MINNEAPOLIS - In six days, Vikings fans went from planning playoff parties to pure panic.

Why do Vikings fans immediately go to that dark place after one loss?

"I think that is just pure past. It's the history," said Dr. Justin Anderson, the founder of Premier Sport Psychology in Edina.

Oh, what, this history?

  • Super Bowl 4: 23-7 loss to the Chiefs
  • Super Bowl 8: 24-7 loss to the Dolphins
  • Super Bowl 9: 16-6 loss to the Steelers
  • Super Bowl 11: 32-14 loss to the Raiders

Thanks for reminding us, Dr. Anderson, you sports psychologist specializing in performance and leadership.

"One of the reasons why breaking cultures or breaking slumps for teams that have had previous poor history of performances is because there is all of these limiting beliefs about the team. And, unfortunately, the Minnesota Vikings have snakebit so many Minnesotans - being a fan of the team for so many years, I can attest to this - you just become, 'Well, here we go again,'" said Anderson.

Sure, but after Sam Bradford finished off the Saints with three touchdowns last week, what could go wrong?

-Oh, what, Bradford missed practice?
-Oh, what, he had to have an MRI on the same knee he had two major surgeries on?
-Oh, what, now he's hurt?

"A lot of times we see athletes that have had injuries in the past tend to nurse that injury a little bit more and protect it a little bit more," said Anderson.

Bradford set an NFL record last year for completion percentage in a single season, yet the Vikings did not extend his contract. Could that affect this situation with an athlete?

"I think the thing you'll see in the Pro's is that those guys have to look out for themselves. And, they do. And, especially if they're not protected, they don't have a contract after this year, my guess is that he's getting information from those around him that are helping him make some of those situations that are saying - 'Hey, be careful out there because this is an important year for you, and if you really are injured don't play through it,'" said Anderson.

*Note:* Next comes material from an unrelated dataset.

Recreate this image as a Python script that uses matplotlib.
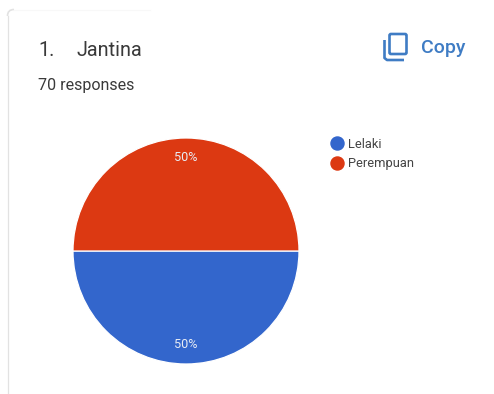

How would that go over with his teammates?

"Football is still one of those old school, be tough, be tough, play through pain, because most of those guys are coming out of every game with some really pretty significant ailment. It's pretty amazing how banged up these guys get. So, when they see somebody not playing or potentially not playing, it shakes things up," said Anderson.

Could that explain Mike Zimmer's surly-ness after Sunday's loss to the Steelers?

"Often times we see behind the scenes there's a lot more going on than what gets reported to the press, or what gets reported to the media. And so I think coaches have to walk that fine line of protecting that personal health information, as well as trying to be transparent, and sometimes I think they miss on that. And then when they get called on that over and over again, my guess is that he meets that with a defensiveness of sort of, 'Hey, back off,'" said Anderson.

But the weight of this franchise is heavy; those four Super Bowls losses, and since then four more heartbreaking NFC Championship losses in 1987, 1998, 2000 and 2009.

That's why today, one loss feels like a lost season - and it makes us so angry.

"Winning a Super Bowl would be the easiest way to break that. I think when you have a certain amount of personality on the team that can break that tradition, create a different culture, create a different way of interacting with the community, I think that can break it," said Anderson.